Part
of the homily of Most Rev. Thomas G. Wenski, Bishop of Orlando
At
Saint Joseph Basilica in Webster MA
11
September 2005
"Today, we
celebrate one hundred and fifty years of the first permanent settlement of
Polish immigrants in this country at Panny Maria, Texas. In every case
whether it was that of those Polish artisans that organized the first strike
on American soil, the valiant heroes of the American Revolution, Generals
Pulaski and Kosciuszko, Father Moczygemba's brave band of settlers in Texas,
the former peasants that streamed into America during the Great Wave of
Immigration beginning in the 1880's, the post World War II D.P.'s resettling
in America, or the most recent immigration from Poland that began in the
1980's; in every case, Poles may have been obligated to flee their native
land because of hunger or oppression.
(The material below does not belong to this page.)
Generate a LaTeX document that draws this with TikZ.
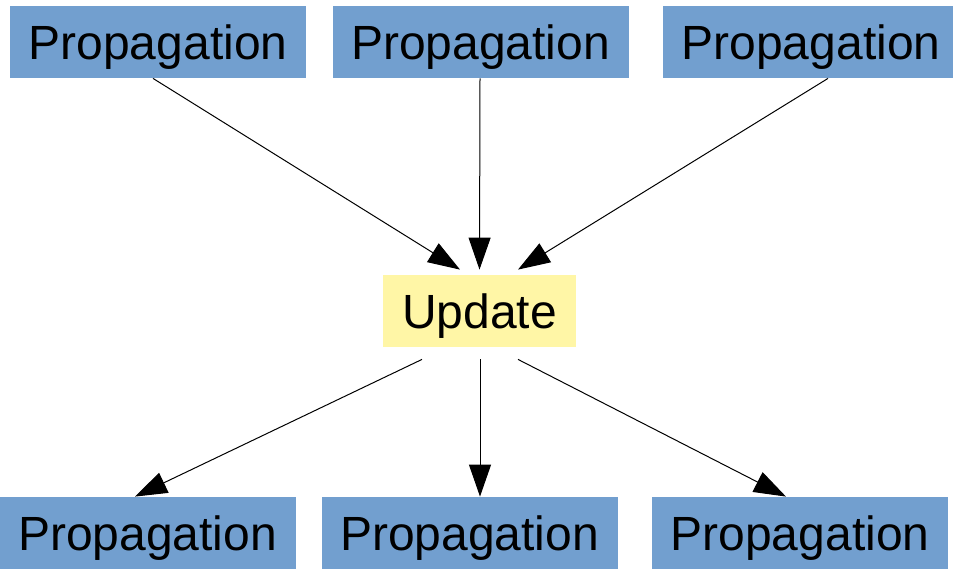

But in so fleeing, they never fled
from their "Polishness". It is a holy pride that the angry winds of poverty
and prejudice could not conquer.
To protect those roots of Polishness, Poles in America have built new institutions: fraternal societies, newspapers, insurance cooperatives, schools, seminaries - and our own national parishes. These institutions were not designed to isolate us Poles from the new society in which we found ourselves.
On the contrary, in the face of hostile forces that would marginalize us unless we would deny our Slavic identity and our Roman Catholic religion, these institutions were designed to give us the position of strength that could allow us to not to assimilate but to integrate. If we had to leave behind Poland, we would not leave behind our Polishness."